2019 İlkbahar -Yaz Koleksiyonunda DB BERDAN Reebok Classic ile işbirliği yaparak 90’ların dinamik ritmini tuttu.
Özelikle koleksiyonun ilham kaynağı ise Türk tanrısı intersex Umay Ana. Hem aşk tanrıçası hem de Savaş tanrısı.
Ceren Ocak
İpek ve deri koleksiyonların hakimiyet sağladığı koleksiyondaki renkler işte tam benlik diyebileceğim cinsten.
Ceren Ocak ilkbahar – Yaz koleksiyonunun konusu ise 1936 ile 1939 yılları arasında gerçekleşeb İspanyol iç savaşıydı…
Koleksiyonun sloganı ise bu savaşta devrimcilerin attığı slogan ile aynı!
“No Parasan” yani Geçiş Yok.
Gökhan Yavaş
2016 Koza Genç Moda yarışmasından hatırlıyorum Gökhan Yavaş’ı …
O günden belliydi ışığı ve bu sefer Mercedes-Benz Fashion Week Istanbul’da ikinci kez karşımızda.
Koleksiyonu izlerken özellikle kendimi Meksika yolculuğunda hissettim. Kullanılan aksesuarlarda bunu tamamlayacak nitelikteydi.
Bunun dışında canlı renkler bu sene bizi bekliyor der gibiydi!
Özlem Süer
Özlem Süer SS 19 koleksiyonunda orkideler ile örülmüş saçlar haricinde herşeyi sevdim desem yeridir.
Çiçekli kumaşlar, tüller ile romantik dokunuşlara sahip koleksiyon ve ilkbahar yaz olmasına rağmen koleksiyon tüm mevsim geçişlerini bir anda yaşattıyordu.
NEW GEN – IMA
Mercedes-benz Fashion Week İstanbul’da en sevdiğim ve her defasında büyülendiğim koleksiyonlar mutlaka New Gen İMA’dan çıkıyor.

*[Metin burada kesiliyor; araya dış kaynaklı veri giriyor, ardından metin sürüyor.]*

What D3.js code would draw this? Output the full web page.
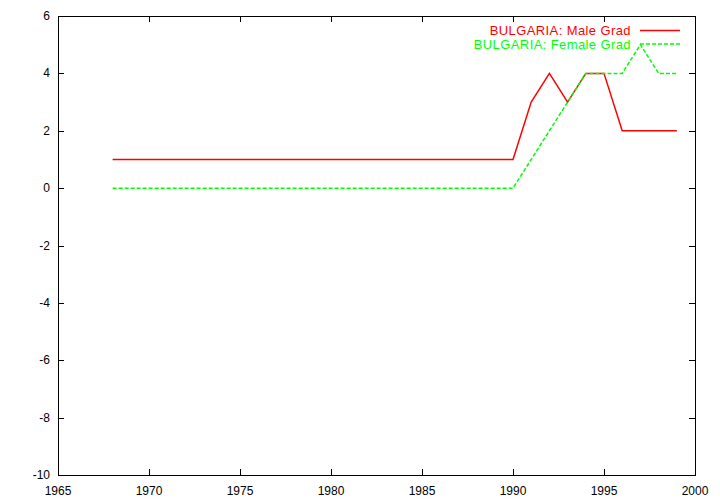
<!DOCTYPE html>
<html><head><meta charset="utf-8">
<script src="https://cdn.jsdelivr.net/npm/d3@7"></script>
<style>body{margin:0;background:#fff}svg{display:block}</style>
</head><body>
<script>
const years = [1968,1969,1970,1971,1972,1973,1974,1975,1976,1977,1978,1979,1980,1981,1982,1983,1984,1985,1986,1987,1988,1989,1990,1991,1992,1993,1994,1995,1996,1997,1998,1999];
const maleGrad = [1,1,1,1,1,1,1,1,1,1,1,1,1,1,1,1,1,1,1,1,1,1,1,3,4,3,4,4,2,2,2,2];
const femaleGrad = [0,0,0,0,0,0,0,0,0,0,0,0,0,0,0,0,0,0,0,0,0,0,0,1,2,3,4,4,4,5,4,4];
const xTicks = [1965,1970,1975,1980,1985,1990,1995,2000];
const yTicks = [-10,-8,-6,-4,-2,0,2,4,6];
const seriesNames = ["BULGARIA: Male Grad","BULGARIA: Female Grad"];

const W=720,H=504;
const L=58,R=695,T=16,B=475;
const svg=d3.select("body").append("svg").attr("width",W).attr("height",H);
const x=d3.scaleLinear().domain([1965,2000]).range([L,R]);
const y=d3.scaleLinear().domain([-10,6]).range([B,T]);
const font="Liberation Sans, Arial, Helvetica, sans-serif";

// ticks inward on all four sides
const tl=6;
const g=svg.append("g").attr("stroke","#000").attr("stroke-width",1);
xTicks.forEach(v=>{
  const px=Math.round(x(v))+0.5;
  g.append("line").attr("x1",px).attr("x2",px).attr("y1",B).attr("y2",B-tl);
  g.append("line").attr("x1",px).attr("x2",px).attr("y1",T).attr("y2",T+tl);
});
yTicks.forEach(v=>{
  const py=Math.round(y(v))+0.5;
  g.append("line").attr("x1",L).attr("x2",L+tl).attr("y1",py).attr("y2",py);
  g.append("line").attr("x1",R).attr("x2",R-tl).attr("y1",py).attr("y2",py);
});
svg.append("rect").attr("x",L+0.5).attr("y",T+0.5).attr("width",R-L).attr("height",B-T)
  .attr("fill","none").attr("stroke","#000");

xTicks.forEach(v=>{
  svg.append("text").attr("x",x(v)).attr("y",B+20).attr("text-anchor","middle")
    .attr("font-family",font).attr("font-size",12).text(v);
});
yTicks.forEach(v=>{
  svg.append("text").attr("x",L-8).attr("y",y(v)+4).attr("text-anchor","end")
    .attr("font-family",font).attr("font-size",12).text(v);
});

const line=d3.line().x(d=>x(d[0])).y(d=>y(d[1]));
const series=[
  {name:seriesNames[0],vals:maleGrad,color:"#ff0000",dash:null},
  {name:seriesNames[1],vals:femaleGrad,color:"#00ff00",dash:"4,2"}
];
series.forEach((s,i)=>{
  svg.append("path").datum(years.map((yr,j)=>[yr,s.vals[j]]))
    .attr("d",line).attr("fill","none").attr("stroke",s.color).attr("stroke-width",1.5)
    .attr("stroke-dasharray",s.dash);
  const ly=30.5+i*13.5;
  svg.append("text").attr("x",631).attr("y",ly+4.5).attr("text-anchor","end")
    .attr("font-family",font).attr("font-size",13).attr("letter-spacing",0.4)
    .attr("fill",s.color).text(s.name);
  svg.append("line").attr("x1",640).attr("x2",680).attr("y1",ly).attr("y2",ly)
    .attr("stroke",s.color).attr("stroke-width",1.5).attr("stroke-dasharray",s.dash);
});
</script>
</body></html>
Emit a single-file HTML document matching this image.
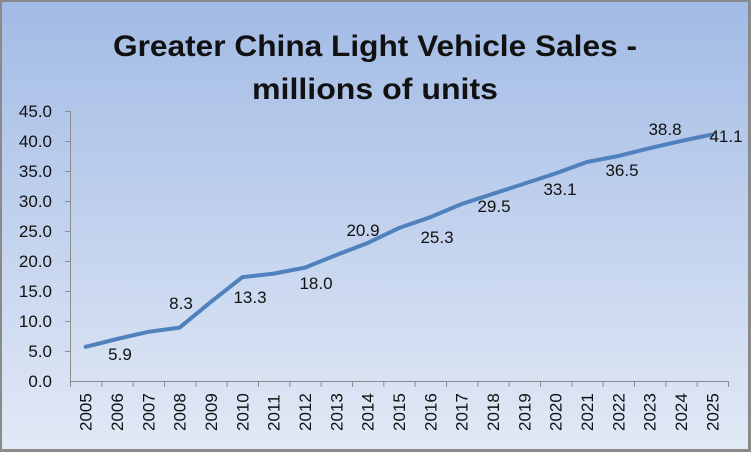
<!DOCTYPE html>
<html><head><style>
html,body{margin:0;padding:0;}
body{width:751px;height:452px;overflow:hidden;}
</style></head><body>
<svg width="751" height="452" xmlns="http://www.w3.org/2000/svg" font-family="Liberation Sans, sans-serif">
<defs><linearGradient id="g" x1="0" y1="0" x2="0" y2="1">
<stop offset="0" stop-color="#a2bbe5"/><stop offset="1" stop-color="#e2e9f6"/></linearGradient></defs>
<rect x="0" y="0" width="751" height="452" fill="#8a8a8a"/>
<rect x="2" y="2" width="746" height="447" fill="url(#g)"/>
<text x="375" y="56" text-anchor="middle" font-size="30" font-weight="bold" fill="#111" textLength="524" lengthAdjust="spacingAndGlyphs">Greater China Light Vehicle Sales -</text>
<text x="375" y="99" text-anchor="middle" font-size="30" font-weight="bold" fill="#111" textLength="246" lengthAdjust="spacingAndGlyphs">millions of units</text>
<g stroke="#8c8c8c" stroke-width="1">
<line x1="70.5" y1="111" x2="70.5" y2="381"/>
<line x1="70" y1="381.5" x2="729" y2="381.5"/>
</g>
<g id="yt" font-size="17" fill="#111" text-anchor="end">
<text x="52" y="117">45.0</text><text x="52" y="147">40.0</text><text x="52" y="177">35.0</text>
<text x="52" y="207">30.0</text><text x="52" y="237">25.0</text><text x="52" y="267">20.0</text>
<text x="52" y="297">15.0</text><text x="52" y="327">10.0</text><text x="52" y="357">5.0</text>
<text x="52" y="387">0.0</text>
</g>
<g stroke="#8c8c8c" id="ticks"></g>
<g id="xl" font-size="17" fill="#111"></g>
<polyline fill="none" stroke="#4f81bd" stroke-width="4" stroke-linejoin="round" stroke-linecap="round" id="ln"/>
<g font-size="17" fill="#111" text-anchor="middle">
<text x="120" y="360">5.9</text><text x="181" y="309">8.3</text><text x="250" y="303">13.3</text>
<text x="316" y="289">18.0</text><text x="363" y="236">20.9</text><text x="437" y="243">25.3</text>
<text x="494" y="212">29.5</text><text x="560" y="195">33.1</text><text x="622" y="176">36.5</text>
<text x="665" y="135">38.8</text><text x="726" y="142">41.1</text>
</g>
</svg>
<script>
var v=[5.7,7.0,8.2,8.9,13.2,17.3,17.9,18.9,21.0,23.0,25.5,27.3,29.5,31.2,32.9,34.6,36.5,37.5,38.8,40.0,41.1];
var sp=(728-70)/21,pts=[],tk='',xl='',yt='';
for(var i=0;i<=21;i++){var x=70.5+sp*i;tk+='<line x1="'+x+'" y1="381" x2="'+x+'" y2="387"/>';}
for(var i=0;i<9;i++){var y=111.5+30*i;yt+='<line x1="65" y1="'+y+'" x2="70" y2="'+y+'"/>';}
for(var i=0;i<21;i++){var x=70+sp*(i+0.5);pts.push(x+','+(381-v[i]*6));
xl+='<text transform="translate('+(x+6)+',431) rotate(-90)">'+(2005+i)+'</text>';}
document.getElementById('ticks').innerHTML=tk+yt;
document.getElementById('xl').innerHTML=xl;
document.getElementById('ln').setAttribute('points',pts.join(' '));
</script>
</body></html>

Yaratıcılık, zeka ve başarı hepsi bir arada!
Hani isterdim ki moda haftasında hep böyle sınırları zorlayan ileri gören ve kalıpların dışına çıkan koleksiyonları görelim.
IMa 2017 – 2018 mezunlarından tam 12 genç tasarımcının toplam 60 tasarımını izlerken büyülenmedim değil.
Her birinizi tek tek tebrik ederim harikaydınız.
Bahar Yavuz, Begüm Kıran, Berk Gümüşterazili, Candan Tulga, Gökçe Kömürcü, Mertcan Öztekin, Muhammed İloğlu, Nazlıcan Karahan, Nikta Afshar, Sümeyye Başbuğu, Şebnur Günay, Şule Gül
Giray Sepin
Moda haftasının en sakinleştici koleksiyonu ile tanıştırayım sizi…
Giray Sepin 2019 ilkbahar-yaz koleksiyonu hem göze hem de ruha hitap edecek şekildeydi.
Tüm doğal renklerin kumaşlarla birleştiği ve Sakinleme hikayesi olan Non-Self koleksiyonunu izlerken inanın ki içsel yolculuğa çıkmadım değil.
Tuba Ergin
Girl On Power 2018 koleksiyonunda Dayanıklı ama barışçıl, güçlü ama kırılgan kadın kahramanların zıtlıkları Tuba Ergin’nin koleksiyonun ilham kaynağı.
Koleksiyonda ağırlıklı olarak Bordo, gri ve Koyu yeşil tonları ön plandaydı..
Brand Who
Brand Who’nun yeni koleksiyonun adı Sunseeker.
Modern, şık ve rahat parçalara hakim. Günün her saatinde giyebileceğiniz parçalar sahip olan koleksiyonda özellikle hakiler ön plandaydı.
Ayrıca baskı olarak kullanılan palmiyeli t-shirt ve sweatshirtlere bayıldım.
Günçil Çengel
Günçil Çengel 15 looktan oluşan koleksiyonunda işlemeleriyle vintage havalar estirirken kesimi ile alışmış olduğumuz Gülçin Çengel havası sunuyor.
MIIN by Kadir Kılıç
Aksesuarlarına bayıldığım başka bir defile ise MIIN by Kadir Kılıç idi…
Özellikle beyazların hakim olduğu koleksiyonda hemen hemen tüm parçalar salaş. Bol bağlamalı ve üstüste geçirmeli looklara eşlik eden ve en dikkatimi çeken ise nazar boncuğu cam ve diğer tüm aksesuarlardı.